The involvement of opportunistic LPs in secondaries markets also suggests that capital allocation decisions are becoming more tactical and less strategic. Rather than long-term asset allocation commitments, some institutional investors are viewing private equity exposure as something to be actively managed and traded.
Implications for Emerging Fund Managers
This LP behavior shift carries several important implications for managers raising Fund I or Fund II vehicles. First, track record presentation becomes more complex when earlier investments remain unrealized. Emerging managers need to develop sophisticated approaches to discussing portfolio performance that acknowledge current market realities while maintaining investor confidence.
Second, fund terms and structures may need to evolve to address LP liquidity concerns. Some emerging managers are exploring enhanced transparency provisions, modified distribution waterfalls, or even limited liquidity mechanisms within their fund structures. While these approaches add complexity, they may become necessary competitive features in challenging fundraising environments.
Third, the emphasis on liquidity means that investment strategy and exit planning become even more critical components of fundraising presentations. LPs want to understand not just what managers plan to buy, but how and when they expect to sell. Generic references to “strategic exits” or “market recovery” are insufficient in current market conditions.
Looking Ahead
The trends identified by Stuiver suggest that the private equity industry may be entering a period of structural change in LP behavior rather than simply experiencing cyclical market stress. If institutional investors become permanently more focused on liquidity management and active portfolio allocation, it could reshape how private equity fundraising works at all levels.
For emerging managers, success in this environment will likely require greater sophistication in LP relationship management, more realistic timeline expectations, and potentially innovative approaches to fund structuring. The days of raising capital based primarily on investment thesis and team credentials may be giving way to a more complex evaluation framework that includes liquidity planning and portfolio management capabilities.
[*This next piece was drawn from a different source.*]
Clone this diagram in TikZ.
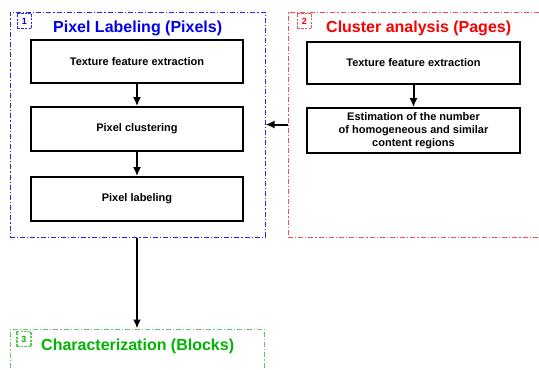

The secondaries market will likely continue serving as a barometer for broader LP sentiment and private equity market health. Emerging managers should monitor secondaries pricing and transaction volume as leading indicators for their own fundraising environments and LP receptivity.
As the industry navigates these changes, the managers who adapt their fundraising approach to address LP liquidity concerns while maintaining focus on investment performance will likely emerge with competitive advantages in an increasingly challenging capital raising environment.